Start of Data shown
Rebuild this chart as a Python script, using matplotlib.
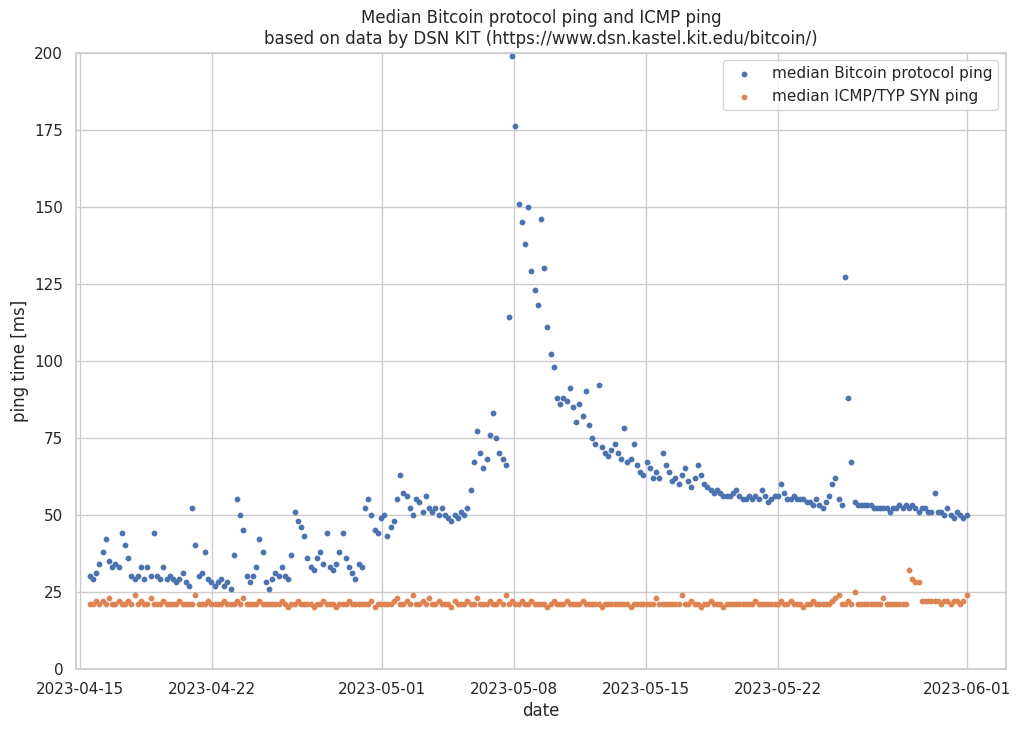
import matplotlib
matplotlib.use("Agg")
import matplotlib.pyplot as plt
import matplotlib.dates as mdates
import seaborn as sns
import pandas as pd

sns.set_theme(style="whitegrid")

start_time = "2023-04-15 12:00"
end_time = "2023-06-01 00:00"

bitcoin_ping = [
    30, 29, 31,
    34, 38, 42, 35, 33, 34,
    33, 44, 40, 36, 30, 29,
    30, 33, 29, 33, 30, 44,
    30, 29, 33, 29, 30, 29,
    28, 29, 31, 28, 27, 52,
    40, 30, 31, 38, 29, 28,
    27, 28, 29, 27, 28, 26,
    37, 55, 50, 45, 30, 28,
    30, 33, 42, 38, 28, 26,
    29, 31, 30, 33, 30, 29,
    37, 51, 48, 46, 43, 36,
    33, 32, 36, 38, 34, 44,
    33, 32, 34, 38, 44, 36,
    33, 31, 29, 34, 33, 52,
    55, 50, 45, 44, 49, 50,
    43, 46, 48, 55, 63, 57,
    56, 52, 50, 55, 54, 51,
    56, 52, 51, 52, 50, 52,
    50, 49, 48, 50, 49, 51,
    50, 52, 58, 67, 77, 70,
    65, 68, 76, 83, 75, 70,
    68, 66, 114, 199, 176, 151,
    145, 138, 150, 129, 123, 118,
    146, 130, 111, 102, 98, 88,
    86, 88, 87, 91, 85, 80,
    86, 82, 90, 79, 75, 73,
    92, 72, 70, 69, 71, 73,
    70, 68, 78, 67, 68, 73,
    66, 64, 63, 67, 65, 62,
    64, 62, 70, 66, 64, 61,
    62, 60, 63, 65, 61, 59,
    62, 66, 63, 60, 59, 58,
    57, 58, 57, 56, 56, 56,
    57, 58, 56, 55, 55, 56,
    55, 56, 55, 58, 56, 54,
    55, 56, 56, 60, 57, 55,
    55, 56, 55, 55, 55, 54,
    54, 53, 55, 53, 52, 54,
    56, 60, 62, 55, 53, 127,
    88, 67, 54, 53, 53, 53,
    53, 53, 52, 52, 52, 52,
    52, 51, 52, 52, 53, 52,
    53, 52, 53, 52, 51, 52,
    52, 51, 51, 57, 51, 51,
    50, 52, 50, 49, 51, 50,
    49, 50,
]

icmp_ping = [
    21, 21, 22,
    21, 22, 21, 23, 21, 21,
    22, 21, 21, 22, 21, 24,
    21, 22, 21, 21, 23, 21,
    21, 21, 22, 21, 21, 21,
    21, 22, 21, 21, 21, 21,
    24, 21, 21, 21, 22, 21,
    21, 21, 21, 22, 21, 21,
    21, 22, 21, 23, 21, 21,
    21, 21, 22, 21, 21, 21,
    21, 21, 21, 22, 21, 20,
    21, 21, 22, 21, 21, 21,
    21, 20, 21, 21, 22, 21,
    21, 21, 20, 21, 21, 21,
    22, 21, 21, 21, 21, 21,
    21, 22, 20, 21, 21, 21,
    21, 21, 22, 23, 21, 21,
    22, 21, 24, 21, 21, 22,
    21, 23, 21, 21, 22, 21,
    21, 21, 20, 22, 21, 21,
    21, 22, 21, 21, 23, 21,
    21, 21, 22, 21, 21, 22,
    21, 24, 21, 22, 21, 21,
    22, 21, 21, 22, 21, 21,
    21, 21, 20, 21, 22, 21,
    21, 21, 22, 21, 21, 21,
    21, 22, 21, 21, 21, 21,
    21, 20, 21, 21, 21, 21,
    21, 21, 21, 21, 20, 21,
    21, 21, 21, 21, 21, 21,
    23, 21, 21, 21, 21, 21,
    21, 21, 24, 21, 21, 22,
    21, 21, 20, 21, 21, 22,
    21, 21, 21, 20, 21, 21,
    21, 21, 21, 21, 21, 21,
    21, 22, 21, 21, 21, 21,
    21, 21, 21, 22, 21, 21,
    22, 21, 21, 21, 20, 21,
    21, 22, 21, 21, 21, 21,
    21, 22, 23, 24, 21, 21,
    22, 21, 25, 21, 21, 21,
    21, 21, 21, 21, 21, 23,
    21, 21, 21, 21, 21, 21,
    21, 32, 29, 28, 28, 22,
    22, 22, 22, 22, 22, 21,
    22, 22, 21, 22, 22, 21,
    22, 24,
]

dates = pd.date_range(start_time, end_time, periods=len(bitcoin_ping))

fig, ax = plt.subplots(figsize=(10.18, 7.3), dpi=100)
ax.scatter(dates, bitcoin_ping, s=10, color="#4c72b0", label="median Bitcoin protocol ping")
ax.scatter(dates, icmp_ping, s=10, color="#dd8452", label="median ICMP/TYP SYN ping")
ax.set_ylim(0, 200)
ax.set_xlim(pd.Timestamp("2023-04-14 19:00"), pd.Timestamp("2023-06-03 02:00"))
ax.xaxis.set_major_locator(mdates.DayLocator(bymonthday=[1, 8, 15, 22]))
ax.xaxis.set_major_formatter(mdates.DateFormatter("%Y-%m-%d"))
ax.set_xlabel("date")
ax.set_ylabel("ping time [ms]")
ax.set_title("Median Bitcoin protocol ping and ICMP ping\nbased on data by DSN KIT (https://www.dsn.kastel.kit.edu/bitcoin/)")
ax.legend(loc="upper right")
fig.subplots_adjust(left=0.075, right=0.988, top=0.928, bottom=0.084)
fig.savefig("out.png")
End of Data shown
Given request.
Copy the whole listing above word for word but do not carry over the pictures.

Answer.
Rebuild this chart as a Python script, using matplotlib.
import matplotlib
matplotlib.use("Agg")
import matplotlib.pyplot as plt
import matplotlib.dates as mdates
import seaborn as sns
import pandas as pd

sns.set_theme(style="whitegrid")

start_time = "2023-04-15 12:00"
end_time = "2023-06-01 00:00"

bitcoin_ping = [
    30, 29, 31,
    34, 38, 42, 35, 33, 34,
    33, 44, 40, 36, 30, 29,
    30, 33, 29, 33, 30, 44,
    30, 29, 33, 29, 30, 29,
    28, 29, 31, 28, 27, 52,
    40, 30, 31, 38, 29, 28,
    27, 28, 29, 27, 28, 26,
    37, 55, 50, 45, 30, 28,
    30, 33, 42, 38, 28, 26,
    29, 31, 30, 33, 30, 29,
    37, 51, 48, 46, 43, 36,
    33, 32, 36, 38, 34, 44,
    33, 32, 34, 38, 44, 36,
    33, 31, 29, 34, 33, 52,
    55, 50, 45, 44, 49, 50,
    43, 46, 48, 55, 63, 57,
    56, 52, 50, 55, 54, 51,
    56, 52, 51, 52, 50, 52,
    50, 49, 48, 50, 49, 51,
    50, 52, 58, 67, 77, 70,
    65, 68, 76, 83, 75, 70,
    68, 66, 114, 199, 176, 151,
    145, 138, 150, 129, 123, 118,
    146, 130, 111, 102, 98, 88,
    86, 88, 87, 91, 85, 80,
    86, 82, 90, 79, 75, 73,
    92, 72, 70, 69, 71, 73,
    70, 68, 78, 67, 68, 73,
    66, 64, 63, 67, 65, 62,
    64, 62, 70, 66, 64, 61,
    62, 60, 63, 65, 61, 59,
    62, 66, 63, 60, 59, 58,
    57, 58, 57, 56, 56, 56,
    57, 58, 56, 55, 55, 56,
    55, 56, 55, 58, 56, 54,
    55, 56, 56, 60, 57, 55,
    55, 56, 55, 55, 55, 54,
    54, 53, 55, 53, 52, 54,
    56, 60, 62, 55, 53, 127,
    88, 67, 54, 53, 53, 53,
    53, 53, 52, 52, 52, 52,
    52, 51, 52, 52, 53, 52,
    53, 52, 53, 52, 51, 52,
    52, 51, 51, 57, 51, 51,
    50, 52, 50, 49, 51, 50,
    49, 50,
]

icmp_ping = [
    21, 21, 22,
    21, 22, 21, 23, 21, 21,
    22, 21, 21, 22, 21, 24,
    21, 22, 21, 21, 23, 21,
    21, 21, 22, 21, 21, 21,
    21, 22, 21, 21, 21, 21,
    24, 21, 21, 21, 22, 21,
    21, 21, 21, 22, 21, 21,
    21, 22, 21, 23, 21, 21,
    21, 21, 22, 21, 21, 21,
    21, 21, 21, 22, 21, 20,
    21, 21, 22, 21, 21, 21,
    21, 20, 21, 21, 22, 21,
    21, 21, 20, 21, 21, 21,
    22, 21, 21, 21, 21, 21,
    21, 22, 20, 21, 21, 21,
    21, 21, 22, 23, 21, 21,
    22, 21, 24, 21, 21, 22,
    21, 23, 21, 21, 22, 21,
    21, 21, 20, 22, 21, 21,
    21, 22, 21, 21, 23, 21,
    21, 21, 22, 21, 21, 22,
    21, 24, 21, 22, 21, 21,
    22, 21, 21, 22, 21, 21,
    21, 21, 20, 21, 22, 21,
    21, 21, 22, 21, 21, 21,
    21, 22, 21, 21, 21, 21,
    21, 20, 21, 21, 21, 21,
    21, 21, 21, 21, 20, 21,
    21, 21, 21, 21, 21, 21,
    23, 21, 21, 21, 21, 21,
    21, 21, 24, 21, 21, 22,
    21, 21, 20, 21, 21, 22,
    21, 21, 21, 20, 21, 21,
    21, 21, 21, 21, 21, 21,
    21, 22, 21, 21, 21, 21,
    21, 21, 21, 22, 21, 21,
    22, 21, 21, 21, 20, 21,
    21, 22, 21, 21, 21, 21,
    21, 22, 23, 24, 21, 21,
    22, 21, 25, 21, 21, 21,
    21, 21, 21, 21, 21, 23,
    21, 21, 21, 21, 21, 21,
    21, 32, 29, 28, 28, 22,
    22, 22, 22, 22, 22, 21,
    22, 22, 21, 22, 22, 21,
    22, 24,
]

dates = pd.date_range(start_time, end_time, periods=len(bitcoin_ping))

fig, ax = plt.subplots(figsize=(10.18, 7.3), dpi=100)
ax.scatter(dates, bitcoin_ping, s=10, color="#4c72b0", label="median Bitcoin protocol ping")
ax.scatter(dates, icmp_ping, s=10, color="#dd8452", label="median ICMP/TYP SYN ping")
ax.set_ylim(0, 200)
ax.set_xlim(pd.Timestamp("2023-04-14 19:00"), pd.Timestamp("2023-06-03 02:00"))
ax.xaxis.set_major_locator(mdates.DayLocator(bymonthday=[1, 8, 15, 22]))
ax.xaxis.set_major_formatter(mdates.DateFormatter("%Y-%m-%d"))
ax.set_xlabel("date")
ax.set_ylabel("ping time [ms]")
ax.set_title("Median Bitcoin protocol ping and ICMP ping\nbased on data by DSN KIT (https://www.dsn.kastel.kit.edu/bitcoin/)")
ax.legend(loc="upper right")
fig.subplots_adjust(left=0.075, right=0.988, top=0.928, bottom=0.084)
fig.savefig("out.png")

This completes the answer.